Mit klugem Witz die Sinne schärfen

■ Hammoniale: L'Art pour L'Art ergründete den Humor in Neuer Musik

Wer schon immer von den klang-lichen Qualitäten eines tropfenden Wasserhahns wußte oder das schöne Lautbild des Wortes „Schraube“ genießen konnte, mußte begeistert sein von den Werken Carola Bauckholts, die das renommierte Hamburger Ensemble L'Art pour L'Art auf Kampnagel zu Gehör und Augenschein brachte. Die übrigen Zuhörer konnten ihre Sinne schärfen für die sonst so leicht überhörte Musik im Gewohnten, schließlich schafft die Mauricio Kagel-Schülerin mit Witz und einem Gespür für musikalische Spannung, atonale Klänge mit Alltagsgeräuschen, Alltagssprache und auch Bildern zu verbinden.

Selbstportrait in gewohnter Umgebung hieß das Programm, das Carola Bauckholt im Rahmen der Hammoniale zusammengestellt hat: Der Titel nach einer ihrer Kompositionen spielt auf die eigene künstlerische Programmatik ebenso an wie auf die Einbettung der Bauckholt-Stücke in Werke befreundeter Komponistinnen. Diese „Umgebung“ thematisiert vor allem die Grenze zwischen Stille und Musik: Ein besonders schönes, fragiles Gewächs ist der Dialog zwischen Flöte und Cello, a solitary flower comes out... von Makiko Nishikaze.
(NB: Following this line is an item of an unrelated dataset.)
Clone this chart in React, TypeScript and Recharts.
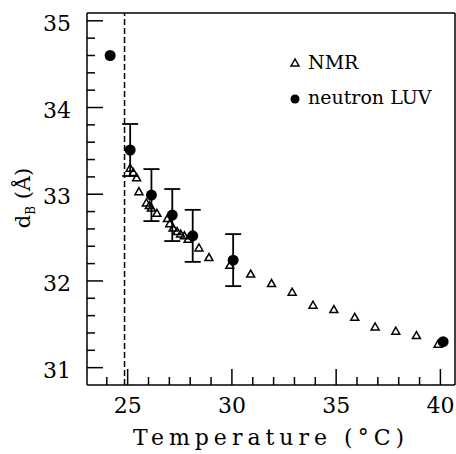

Hier klingen selbst Dissonanzen und Glissandi zart und seltsam romantisch. In Silke Fraikins Boote ... Wind – Atem ... Töne für eine Flötenspielerin schaffen lautes Atmen und stimmloses Klappernschlagen ein Bewußtsein für den einzelnen Ton und seine Produktion. Langsam kommen Melodien hervor, unterbrochen von Trillern, Glissandi und langen Tönen – eine anregende Erkundung verschiedener Flöten.

Die witzigeren und theatralischeren Programmteile bilden die eigenen Werke von Carola Bauckholt: In Schraubdichtung liefert die absurd-artifizielle Überbetonung von gesprochenen Werkzeugnamen das höchst klangreiche alltagseinbindende Element im eigentümlich groovenden, ja mitreißenden Spiel von E-Baß, Cello und Schlagzeug. In gewohnter Umgebung III verwendet ein Video und untersucht Zusammenhänge von optischen und akustischen Reizen: Mal „synchronisiert“ die Live-Musik das Bild, mal bildet das aggressive Spiel einen Kontrast zu den Videobildern, manchmal wechseln Bild und Geräusch eines Gegenstandes.